#### DATASET

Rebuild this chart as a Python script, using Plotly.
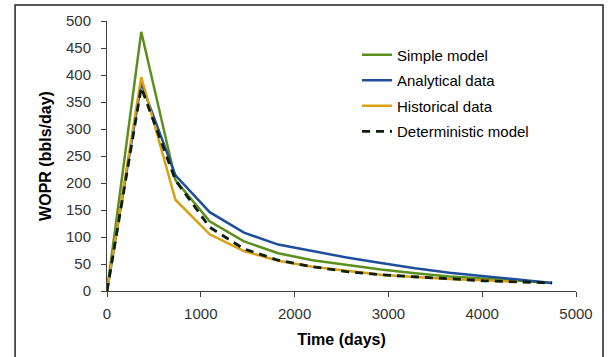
import plotly.graph_objects as go

days = [0, 365, 730, 1095, 1460, 1825, 2190, 2555, 2920, 3285, 3650, 4015, 4380, 4745]
simple_model = [0, 480, 205, 129, 92, 70, 57, 48, 40, 33, 27, 23, 19, 15]
analytical = [0, 385, 214, 146, 108, 86, 74, 62, 52, 42, 34, 28, 22, 15]
historical_days = [0, 365, 730, 1095, 1460, 1825, 2190, 2555, 2920, 3285, 3650, 4015, 4380]
historical = [0, 396, 169, 105, 74, 56, 45, 37, 30, 26, 22, 20, 17]
deterministic = [0, 377, 205, 118, 78, 57, 45, 36, 30, 26, 22, 19, 17, 15]

x_ticks = [0, 1000, 2000, 3000, 4000, 5000]
y_ticks = list(range(0, 501, 50))

fig = go.Figure()
fig.add_trace(go.Scatter(x=days, y=simple_model, mode="lines", name="Simple model",
                         legendgroup="a", line=dict(color="#5b8f1e", width=2.5)))
fig.add_trace(go.Scatter(x=days, y=analytical, mode="lines", name="Analytical data",
                         legendgroup="b", line=dict(color="#1f4f9a", width=2.5)))
fig.add_trace(go.Scatter(x=historical_days, y=historical, mode="lines", name="Historical data",
                         legendgroup="c", line=dict(color="#d9a013", width=2.5)))
fig.add_trace(go.Scatter(x=days, y=deterministic, mode="lines", name="Deterministic model",
                         legendgroup="d", line=dict(color="#0c1f0c", width=2.8, dash="8px,6px")))

axis_font = dict(family="Liberation Sans, Arial, sans-serif", size=15, color="#333333")
title_font = dict(family="Liberation Sans, Arial, sans-serif", size=16, color="#000000")

fig.update_layout(
    width=609, height=357,
    margin=dict(l=107, r=33, t=21, b=64),
    paper_bgcolor="white", plot_bgcolor="white",
    showlegend=True,
    legend=dict(x=0.533, y=0.935, xanchor="left", yanchor="top",
                font=dict(family="Liberation Sans, Arial, sans-serif", size=15, color="#000000"),
                bgcolor="rgba(0,0,0,0)", tracegroupgap=3),
    xaxis=dict(range=[0, 5000], tickvals=x_ticks, ticktext=[str(v) for v in x_ticks],
               showgrid=False, zeroline=False, showline=True, linecolor="#404040", linewidth=1,
               ticks="outside", ticklen=5, tickcolor="#404040", tickfont=axis_font,
               ticklabelstandoff=4,
               title=dict(text="<b>Time (days)</b>", font=title_font, standoff=12)),
    yaxis=dict(range=[0, 500], tickvals=y_ticks, ticktext=[str(v) for v in y_ticks],
               showgrid=False, zeroline=False, showline=True, linecolor="#404040", linewidth=1,
               ticks="outside", ticklen=5, tickcolor="#404040", tickfont=axis_font,
               ticklabelstandoff=7,
               title=dict(text="<b>WOPR (bbls/day)</b>", font=title_font, standoff=10)),
    shapes=[dict(type="rect", xref="paper", yref="paper",
                 x0=-0.196, x1=1.0576, y0=-0.25, y1=1.0588,
                 line=dict(color="#222222", width=1.5), fillcolor="rgba(0,0,0,0)", layer="below")],
)

fig.write_html("out.html")
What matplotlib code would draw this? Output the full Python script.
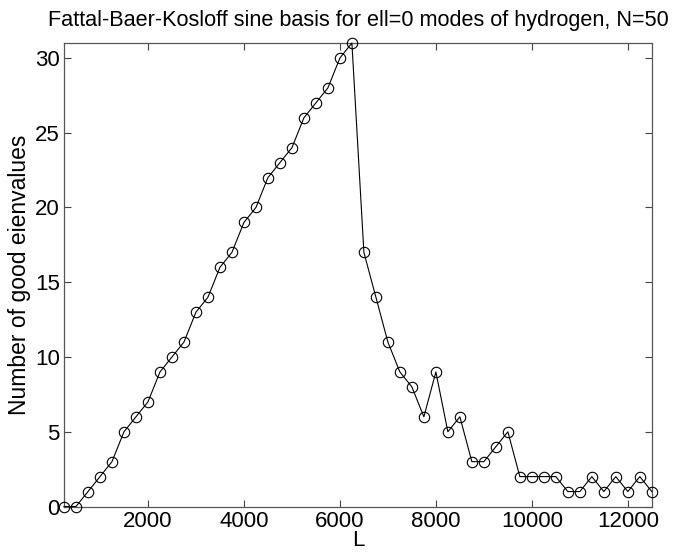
import matplotlib
matplotlib.use("Agg")
import matplotlib.pyplot as plt

plt.rcParams['font.family'] = ['Liberation Sans', 'DejaVu Sans']

L = [250 * (i + 1) for i in range(50)]
counts = [0, 0, 1, 2, 3, 5, 6, 7, 9, 10,
          11, 13, 14, 16, 17, 19, 20, 22, 23, 24,
          26, 27, 28, 30, 31, 17, 14, 11, 9, 8,
          6, 9, 5, 6, 3, 3, 4, 5, 2, 2,
          2, 2, 1, 1, 2, 1, 2, 1, 2, 1]
xticks = [2000, 4000, 6000, 8000, 10000, 12000]
yticks = [0, 5, 10, 15, 20, 25, 30]

fig = plt.figure(figsize=(6.94, 5.56), dpi=100)
ax = fig.add_axes([0.0922, 0.089, 0.847, 0.8336])
ax.plot(L, counts, color='black', linewidth=0.8, marker='o', markersize=7.5,
        markerfacecolor='none', markeredgecolor='black', markeredgewidth=0.8,
        clip_on=False, zorder=3)
ax.set_xlim(250, 12500)
ax.set_ylim(0, 31)
ax.set_xticks(xticks)
ax.set_yticks(yticks)
ax.tick_params(direction='in', top=True, right=True, labelsize=16, length=5,
               width=0.8, pad=3)
ax.tick_params(axis='both', colors='#444444', labelcolor='black')
for s in ax.spines.values():
    s.set_linewidth(0.9)
    s.set_color('#555555')
ax.set_xlabel('L', fontsize=16, labelpad=-1)
ax.set_ylabel('Number of good eienvalues', fontsize=16.5, labelpad=3)
ax.set_title('Fattal-Baer-Kosloff sine basis for ell=0 modes of hydrogen, N=50',
             fontsize=15.6, pad=12)
fig.savefig('out.png', dpi=100)
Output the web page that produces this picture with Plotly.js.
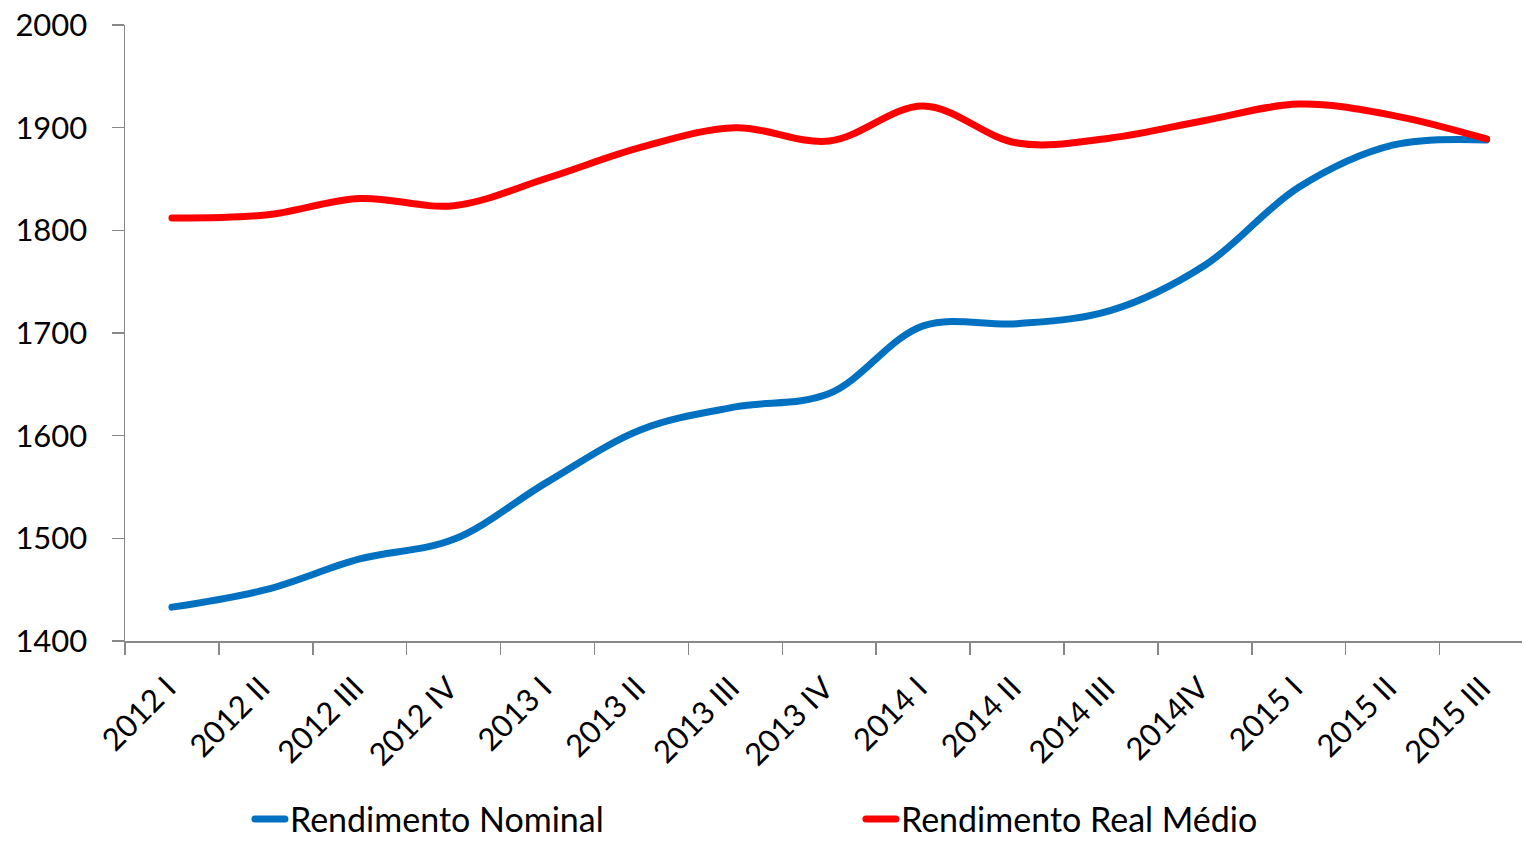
<!DOCTYPE html>
<html>
<head>
<meta charset="utf-8">
<script src="https://cdn.plot.ly/plotly-3.0.1.min.js"></script>
<style>
html,body{margin:0;padding:0;background:#fff;}
#chart{width:1524px;height:843px;}
.js-line{stroke-linecap:round;stroke-linejoin:round;}
</style>
</head>
<body>
<div id="chart"></div>
<script>
const categories = ["2012 I","2012 II","2012 III","2012 IV","2013 I","2013 II","2013 III","2013 IV","2014 I","2014 II","2014 III","2014IV","2015 I","2015 II","2015 III"];
const rendimentoNominal = [1433,1450,1480,1499,1555,1606,1628,1641,1707,1709,1722,1766,1842,1883,1888];
const rendimentoReal = [1812,1815,1831,1824,1851,1881,1900,1887,1921,1885,1890,1907,1923,1912,1889];
const seriesNames = ["Rendimento Nominal","Rendimento Real Médio"];
const yTicks = [1400,1500,1600,1700,1800,1900,2000];

const font = "Lato, 'Open Sans', sans-serif";

const traces = [
  {x: categories, y: rendimentoNominal, name: seriesNames[0], type: "scatter", mode: "lines",
   legendwidth: 566,
   line: {color: "#0070C0", width: 7, shape: "spline", smoothing: 1}},
  {x: categories, y: rendimentoReal, name: seriesNames[1], type: "scatter", mode: "lines",
   line: {color: "#FF0000", width: 7, shape: "spline", smoothing: 1}}
];

const layout = {
  width: 1524, height: 843,
  margin: {l: 125, r: 2, t: 25, b: 202, autoexpand: false},
  paper_bgcolor: "#fff", plot_bgcolor: "#fff",
  showlegend: true,
  legend: {orientation: "h", xref: "container", yref: "container", x: 0.164, xanchor: "left", y: 0.028, yanchor: "middle",
           font: {family: font, size: 34, color: "#000"},
           itemwidth: 30, bgcolor: "rgba(0,0,0,0)"},
  xaxis: {type: "category", range: [-0.5, 14.377], tickson: "boundaries", ticks: "outside", ticklen: 12,
          tickcolor: "#888", tickwidth: 1.5, showline: true, linecolor: "#888", linewidth: 1.5,
          showgrid: false, zeroline: false, tickangle: -45, automargin: false,
          ticklabelstandoff: 15, ticklabelshift: -5,
          tickfont: {family: font, size: 31, color: "#000"}, fixedrange: true},
  yaxis: {range: [1400, 2000], tickvals: yTicks, ticktext: yTicks.map(String), ticks: "outside", ticklen: 12,
          tickcolor: "#888", tickwidth: 1.5, showline: true, linecolor: "#888", linewidth: 1.5,
          showgrid: false, zeroline: false, ticklabelstandoff: 18, automargin: false,
          tickfont: {family: font, size: 31, color: "#000"}, fixedrange: true}
};

Plotly.newPlot("chart", traces, layout, {displayModeBar: false, staticPlot: true});
</script>
</body>
</html>
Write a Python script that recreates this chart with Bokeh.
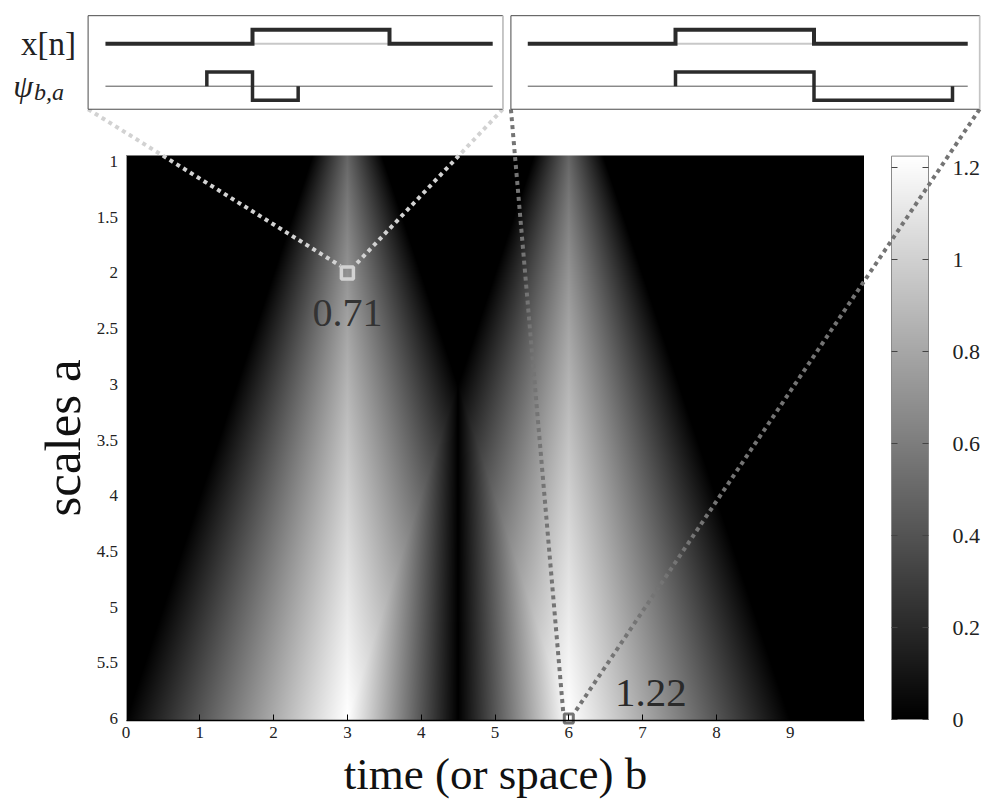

########

- **EXERCISE AIM**: Copy each line above where the string "that" occurs.

- **RESULT**:
Output the web page that produces this picture with Plotly.js.
Write a Python script that recreates this chart with Bokeh.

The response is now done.